As ações de dragagem previstas para o Trecho 2, da confluência do Ribeirão Ferro-Carvão com o Paraopeba ao município de Juatuba, ainda estão sendo discutidas com as comunidades. Já no trecho 3, entre Juatuba e a Usina de Retiro Baixo, no município de Pompéu,em uma faixa de aproximadamente 170 quilômetros do Paraopeba, o foco é reduzir o carreamento de rejeitos mais finos.
“Essa água que está sendo tratada na ETAF chegará também ao meu terreno. Consigo entender que foram feitas barreiras para conter os sedimentos”, conta Carla de Laci. A produtora rural, que é integrante do Conselho Municipal de Desenvolvimento Sustentável e Planejamento de Brumadinho,visitou a ETAF. “O assoreamento existe há muitos anos. Todos os moradores foram convidados para conhecer a estação. A olhos vistos, esse projeto é muito bacana, mas pena que só veio neste momento. A água fica cristalina. É possível ver o fundo, não há turbidez”, conta.
MONITORAMENTO
Paralelamente às obras de contenção, a Vale continua realizando o monitoramento diário no Paraopeba, iniciado no dia seguinte ao rompimento da barragem. Já é possível verificar que a água em alguns pontos do rio começa a voltar à sua condição original, após início do período de estiagem. A área com maior turbidez concentra-se em até 40 quilômetros da barragem B1. A empresa também estima que é muito pouco provável que os rejeitos alcancem o Rio São Francisco. São 66 pontos de monitoramento, cobrindo mais de 2,6 mil quilômetros de extensão.

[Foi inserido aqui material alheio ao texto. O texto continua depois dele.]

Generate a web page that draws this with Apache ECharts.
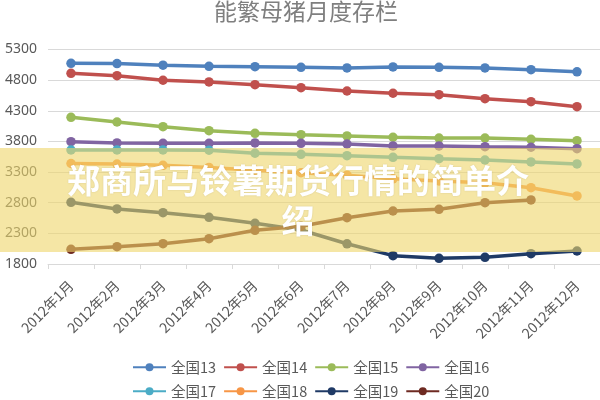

Os índices de toxicidade estão abaixo dos limites legais para rejeitos de mineração, de acordo com a NBR 10.004, da Associação Brasileira de Normas Técnicas (ABNT). O trabalho é conduzido por cinco laboratórios especializados, envolvendo aproximadamente 250 profissionais. A Coordenação de Programas de Pós-Graduação em Engenharia, da Universidade Federal do Rio de Janeiro (Coppe-UFRJ), foi contratada para validar os dados.